McGill is chock full of strange traditions. When a student defends his dissertation, the university assigns a professor far outside of the student's discipline to serve as pro-dean. The job here is to keep the train moving along, as I discussed the last time I did it. This time, the student was seeking a PhD in Parasitology. Yep, parasites. While the entire discussion flew over my head, I did find a few pieces of this experience interesting. First, the phrase "parasitic lifestyle." That could describe graduate students or more likely full professors, but actually described the parasite's feeding/living tendencies as far as I could tell. Still, I love that phrase. Reminds me of Newt Gingrich for some reason.
Anyhow, I do find these experiences interesting precisely because there is so little I understand. It turns out this education process does mean that people develop a tremendous amount of expertise in their field, which means that outsiders have a hard time understanding them. That's ok as long as the experts can talk amongst each other and that other folks exist that can translate for them.

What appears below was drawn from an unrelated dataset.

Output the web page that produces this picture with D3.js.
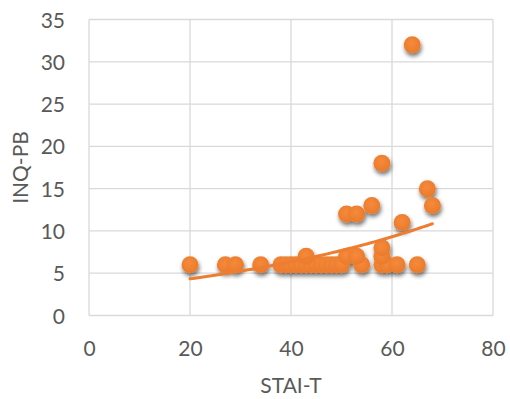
<!DOCTYPE html>
<html>
<head>
<meta charset="utf-8">
<script src="https://cdn.jsdelivr.net/npm/d3@7"></script>
<style>
  html, body { margin: 0; padding: 0; background: #fff; }
  svg text { font-family: Lato, "Open Sans", sans-serif; fill: #595959; }
</style>
</head>
<body>
<svg id="chart" width="510" height="399"></svg>
<script>
// STAI-T scores (x) and INQ-PB scores (y)
const staiT = [20, 27, 29, 34, 38, 39, 40, 41, 42, 43, 44, 45, 46, 47, 48, 49, 50, 54, 58, 59, 61, 65,
               43, 51, 53, 58, 58, 62, 51, 53, 56, 68, 67, 58, 64];
const inqPB = [6, 6, 6, 6, 6, 6, 6, 6, 6, 6, 6, 6, 6, 6, 6, 6, 6, 6, 6, 6, 6, 6,
               7, 7, 7, 7, 8, 11, 12, 12, 13, 13, 15, 18, 32];
const xTicks = [0, 20, 40, 60, 80];
const yTicks = [0, 5, 10, 15, 20, 25, 30, 35];
const xLabel = "STAI-T";
const yLabel = "INQ-PB";

const svg = d3.select("#chart");
const margin = { left: 89, right: 17, top: 19.5, bottom: 83.5 };
const W = 510, H = 399;
const fontSize = 21;

const x = d3.scaleLinear().domain([0, 80]).range([margin.left, W - margin.right]);
const y = d3.scaleLinear().domain([0, 35]).range([H - margin.bottom, margin.top]);

const defs = svg.append("defs");
const shadow = defs.append("filter").attr("id", "shadow")
  .attr("x", "-50%").attr("y", "-50%").attr("width", "200%").attr("height", "200%");
shadow.append("feDropShadow")
  .attr("dx", 1).attr("dy", 3).attr("stdDeviation", 2)
  .attr("flood-color", "#000").attr("flood-opacity", 0.55);

const grad = defs.append("radialGradient").attr("id", "dot")
  .attr("cx", "45%").attr("cy", "40%").attr("r", "60%");
grad.append("stop").attr("offset", "0%").attr("stop-color", "#F58A3C");
grad.append("stop").attr("offset", "100%").attr("stop-color", "#EA7A2A");

// gridlines
svg.append("g").selectAll("line").data(yTicks).join("line")
  .attr("x1", x(0)).attr("x2", x(80))
  .attr("y1", d => y(d)).attr("y2", d => y(d))
  .attr("stroke", "#d9d9d9").attr("stroke-width", 1.3);
svg.append("g").selectAll("line").data(xTicks).join("line")
  .attr("y1", y(0)).attr("y2", y(35))
  .attr("x1", d => x(d)).attr("x2", d => x(d))
  .attr("stroke", "#d9d9d9").attr("stroke-width", 1.3);

// tick labels via axes
const yAxis = svg.append("g")
  .attr("transform", `translate(${x(0) - 21},0)`)
  .call(d3.axisLeft(y).tickValues(yTicks).tickSize(0).tickPadding(3).tickFormat(d3.format("d")));
yAxis.select(".domain").remove();
yAxis.selectAll("text").attr("font-size", fontSize).attr("dy", "0.36em")
  .style("font-family", "Lato, 'Open Sans', sans-serif").attr("fill", "#595959");

const xAxis = svg.append("g")
  .attr("transform", `translate(0,356)`)
  .call(d3.axisBottom(x).tickValues(xTicks).tickSize(0).tickFormat(d3.format("d")));
xAxis.select(".domain").remove();
xAxis.selectAll("text").attr("font-size", fontSize).attr("y", 0).attr("dy", 0)
  .style("font-family", "Lato, 'Open Sans', sans-serif").attr("fill", "#595959");

// axis titles
svg.append("text").attr("x", x(40)).attr("y", 393)
  .attr("text-anchor", "middle").attr("font-size", fontSize).text(xLabel);
svg.append("text")
  .attr("transform", `translate(28,${y(17.5)}) rotate(-90)`)
  .attr("text-anchor", "middle").attr("font-size", fontSize).text(yLabel);

// points
const pts = staiT.map((v, i) => ({ x: v, y: inqPB[i] }));
svg.append("g").attr("filter", "url(#shadow)")
  .selectAll("circle").data(pts).join("circle")
  .attr("cx", d => x(d.x)).attr("cy", d => y(d.y)).attr("r", 8.5)
  .attr("fill", "url(#dot)");

// exponential trendline: least squares on ln(y)
const mx = d3.mean(pts, d => d.x);
const ml = d3.mean(pts, d => Math.log(d.y));
const b = d3.sum(pts, d => (d.x - mx) * (Math.log(d.y) - ml)) / d3.sum(pts, d => (d.x - mx) ** 2);
const a = Math.exp(ml - b * mx);
const [xmin, xmax] = d3.extent(staiT);
const trend = d3.range(xmin, xmax + 0.01, 0.5).map(v => [v, a * Math.exp(b * v)]);
svg.append("path").datum(trend)
  .attr("d", d3.line().x(d => x(d[0])).y(d => y(d[1])))
  .attr("fill", "none").attr("stroke", "#ED7D31").attr("stroke-width", 3)
  .attr("stroke-linecap", "round");
</script>
</body>
</html>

I have been more conscious the last few years (well, since my year in the Pentagon) about the need to translate results into language people outside the discipline can understand. Of course, I have spent most of the past few years talking to folks in uniform, so that is just a different hunk of jargon. OMLT's arcs of fire, AOR, SOF and all the rest.
So, there are two lessons du jour: a reminder to figure out how to communicate to non-specialists and not all nematodes are beneficial.